Dr Timothy Z Keith advised that a new variable should not be included unless it is
a common cause (associated with both dependent variable and factor).

On the other hand, Dr Samprit Chatterjee suggested that we should ask 2 questions
before such decision. Those 2 questions are :

1) is the coefficient of the new variable significant ?
2) Did the new variable change the coefficients of other variables substantially ?


Finally Dr Wayne Winston suggested that our decision may be based on p values
and t values.

Their advice are so different, which one should I follow ?

Thank you very much in advance.

Sincerely
Marty
 

hlsmith

Omega Contributor
#2
Depends on your purpose, if you are trying to examine a single variable, say an exposure or intervention, then Keith is right about only needing to control for confounder in that model. Controlling for other independent variables won't help you better under stand the relationship between the exposure and outcome.

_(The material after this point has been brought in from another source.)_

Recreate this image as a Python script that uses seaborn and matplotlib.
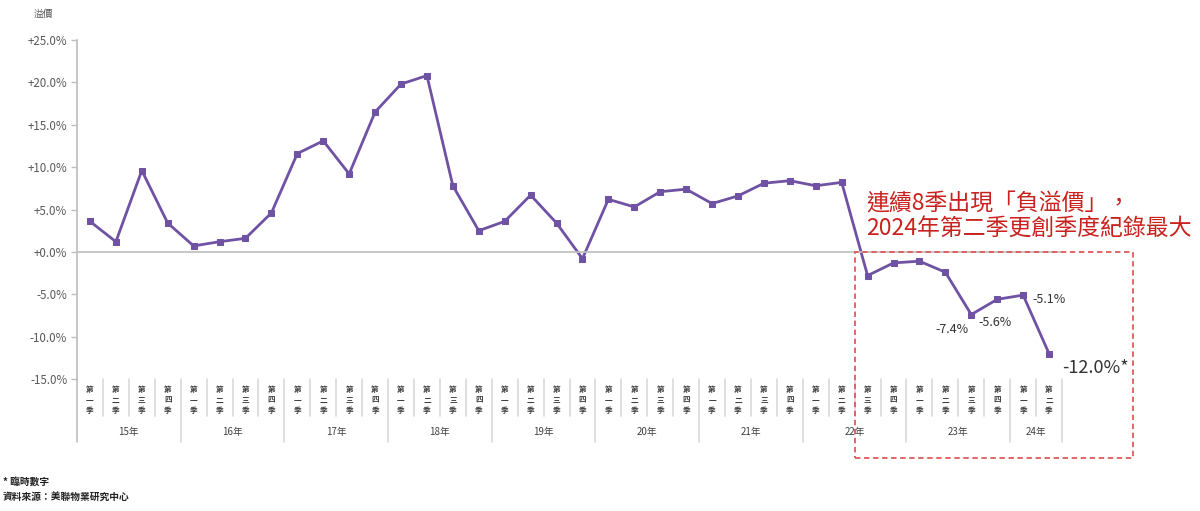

Side note, solely focusing on significance levels puts blinders on you, in a bad way. What if the pvalue is 0.055, do you ignore the variable, etc.!
 
#3
Depends on your purpose, if you are trying to examine a single variable, say an exposure or intervention, then Keith is right about only needing to control for confounder in that model. Controlling for other independent variables won't help you better under stand the relationship between the exposure and outcome.
Thank you very much, hlsmith. You cleared my clouds of confusion.